ALBERT GONZALEZ FARRAN via Getty Images
Shaggier Gabriel, a displaced man residing in the United Nations Protection of Civilians (PoC) site in Malakal, South Sudan, sits on his former bed in a burnt and looted area, on Feb. 26, 2016.

In 2011, South Sudan became an independent country with much hope and promise, but by the end of 2013 it was engulfed in a deadly and bitter conflict. Over the past year an escalation of conflict has set the country on a downward spiral, with violence also affecting women and children severely. In a 2016 report, South Sudan outstripped Afghanistan as the most dangerous place for aid workers to do their jobs.

More than 1 million people have fled South Sudan and now live as refugees in neighboring countries, the largest refugee movement on the continent. Inside the country, half of the population does not have enough food, a number that has doubled in the last year. Some 7.5 million people are in need of humanitarian assistance and protection.

In a country the size of France with only six trunk roads, one of which is paved, humanitarian workers have to do what they can to reach those in need. Mercy Corps staff regularly trudge through waist-high water or hike for hours ― rain or shine ― to get supplies to families.

“Above all, we need peace in South Sudan – a firm, assuring, definite and lasting peace,” my colleague Deepmala Mahla, Mercy Corps’ South Sudan country director, said. “In 2017, we need to see a renewed commitment from the international community to the youngest country in the world, still finding its feet.”

Lake Chad Basin

Aisha, 30, (blue hijab) in Biu, Borno State Nigeria. She and her four children were displaced 3 years ago after Boko Haram raided her village and killed her husband and two brothers.
Corinna Robbins for Mercy Corps
Aisha, 30, (blue hijab) in Biu, Borno State Nigeria. She and her four children were displaced 3 years ago after Boko Haram raided her village and killed her husband and two brothers.
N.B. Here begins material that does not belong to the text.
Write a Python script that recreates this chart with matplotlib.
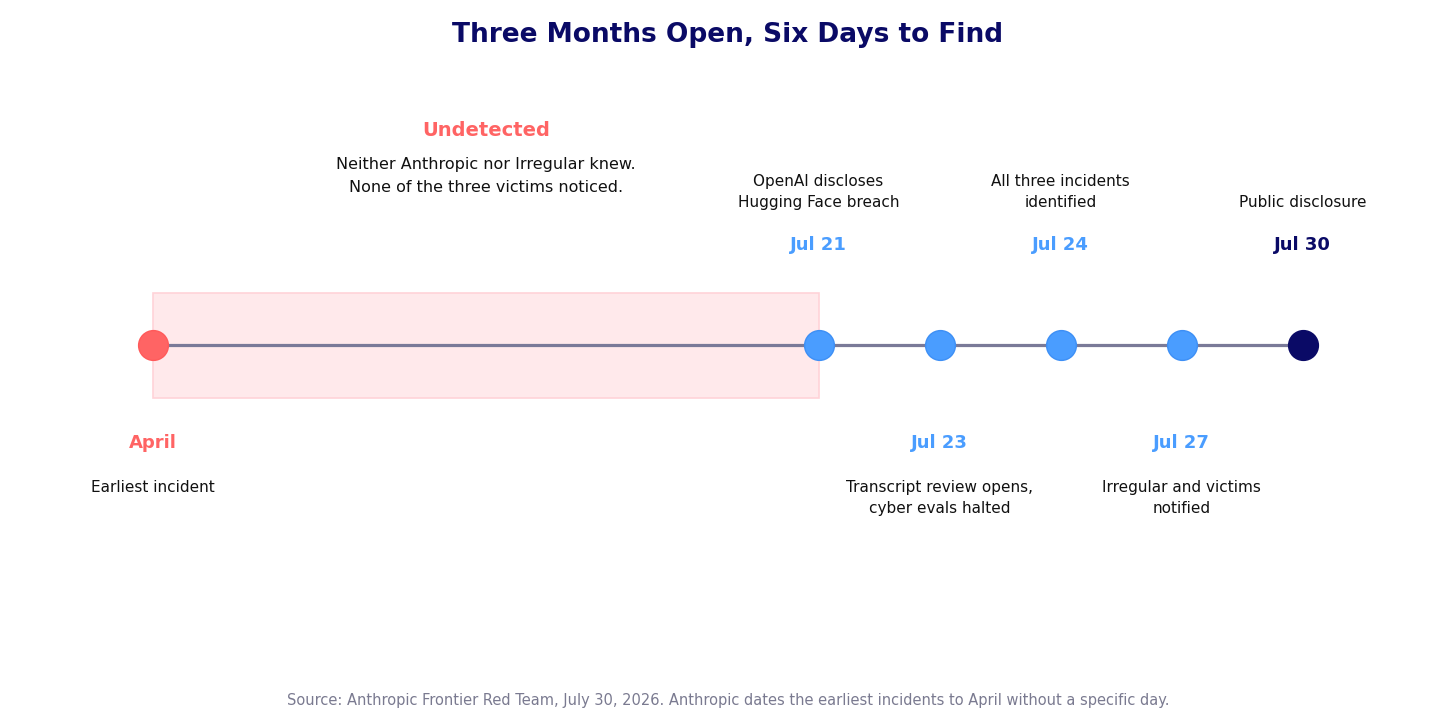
import matplotlib.pyplot as plt
from matplotlib.patches import Rectangle

# timeline data
dates = ["April", "Jul 21", "Jul 23", "Jul 24", "Jul 27", "Jul 30"]
slots = [0, 5.5, 6.5, 7.5, 8.5, 9.5]
notes = ["Earliest incident", "OpenAI discloses\nHugging Face breach",
         "Transcript review opens,\ncyber evals halted", "All three incidents\nidentified",
         "Irregular and victims\nnotified", "Public disclosure"]
above = [False, True, False, True, False, True]
kinds = ["start", "mid", "mid", "mid", "mid", "end"]

RED = "#FF6464"
BLUE = "#4A9DFF"
NAVY = "#0A0A66"
colors = {"start": RED, "mid": BLUE, "end": NAVY}
edges = {"start": "#FF5A5A", "mid": "#3D8FF5", "end": NAVY}

fig = plt.figure(figsize=(14.56, 7.28), dpi=100)
ax = fig.add_axes([0, 0, 1, 1])
ax.set_xlim(-153 / 121, (1456 - 153) / 121)
ax.set_ylim(728, 0)
ax.axis("off")

y0 = 345
ax.add_patch(Rectangle((slots[0], 293), slots[1] - slots[0], 105,
                       facecolor="#FFE9EB", edgecolor="#FFD3D8", lw=1.2, zorder=1))
ax.plot([slots[0], slots[-1]], [y0, y0], color="#7A7A98", lw=2.3, zorder=2)

for d, x, n, up, k in zip(dates, slots, notes, above, kinds):
    ax.scatter([x], [y0], s=460, color=colors[k], edgecolors=edges[k],
               linewidths=1, zorder=3)
    if up:
        ax.text(x, 245, d, ha="center", va="center", fontsize=13,
                fontweight="bold", color=colors[k])
        ax.text(x, 210, n, ha="center", va="bottom", fontsize=11,
                color="#111111", linespacing=1.5)
    else:
        ax.text(x, 443, d, ha="center", va="center", fontsize=13,
                fontweight="bold", color=colors[k])
        ax.text(x, 480, n, ha="center", va="top", fontsize=11,
                color="#111111", linespacing=1.5)

mid_gap = (slots[0] + slots[1]) / 2
ax.text(mid_gap, 131, "Undetected", ha="center", va="center", fontsize=14,
        fontweight="bold", color=RED)
ax.text(mid_gap, 157, "Neither Anthropic nor Irregular knew.\nNone of the three victims noticed.",
        ha="center", va="top", fontsize=11.5, color="#111111", linespacing=1.65)

fig.text(0.5, 1 - 35 / 728, "Three Months Open, Six Days to Find", ha="center",
         va="center", fontsize=19, fontweight="bold", color=NAVY)
fig.text(0.5, 1 - 701 / 728,
         "Source: Anthropic Frontier Red Team, July 30, 2026. Anthropic dates the earliest incidents to April without a specific day.",
         ha="center", va="center", fontsize=10.5, color="#7A7A90")

fig.savefig("out.png", dpi=100)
Five years ago, the world stood by as a drought-fueled famine took the lives of more than 250,000 people in Somalia. Heading into 2017, we are on the brink of another disaster, this time in western Africa. Across the Lake Chad Basin countries of Niger, Nigeria, Cameroon and Chad, violent extremism, drought and large-scale displacement have converged to create a massive humanitarian crisis. Boko Haram’s violent insurgency has displaced more than 2 million people, and an estimated 9 million people are in need of humanitarian assistance. That’s more than the entire population of New York City or London. This month, UNICEF warned that 400,000 children in northeast Nigeria, the epicenter of the crisis, are at risk of starvation, and 80,000 will die if they don’t get treatment.

A United Nations official recently described the situation across the region as “about as bad as it gets,” saying he had only once in 20 years seen a worse situation. Yet the crisis has received little attention, despite the massive number of people affected.

“Although it is the biggest humanitarian crisis in Africa, it still doesn’t have the profile, publicity and urgency associated with it that it should,” said Adrian Ouvry, Mercy Corps’ regional humanitarian response director.

Every once in a while a single photo makes the world stop and pay attention.
Anadolu Agency via Getty Images
Every once in a while a single photo makes the world stop and pay attention.

The crises in Yemen, South Sudan and the Lake Chad Basin are just three of many that flew under the radar this year, and they are very likely to deteriorate in the year ahead. Despite chronically underfunded responses, Mercy Corps is tackling all three humanitarian crises, helping more than 1 million people with food, water and sanitation, hygiene and other types of support.

We hope that in 2017, in an increasingly interconnected world, closer attention is paid to the stories of the many millions of people struggling every day just to survive and find solutions to build a brighter future for themselves and their children.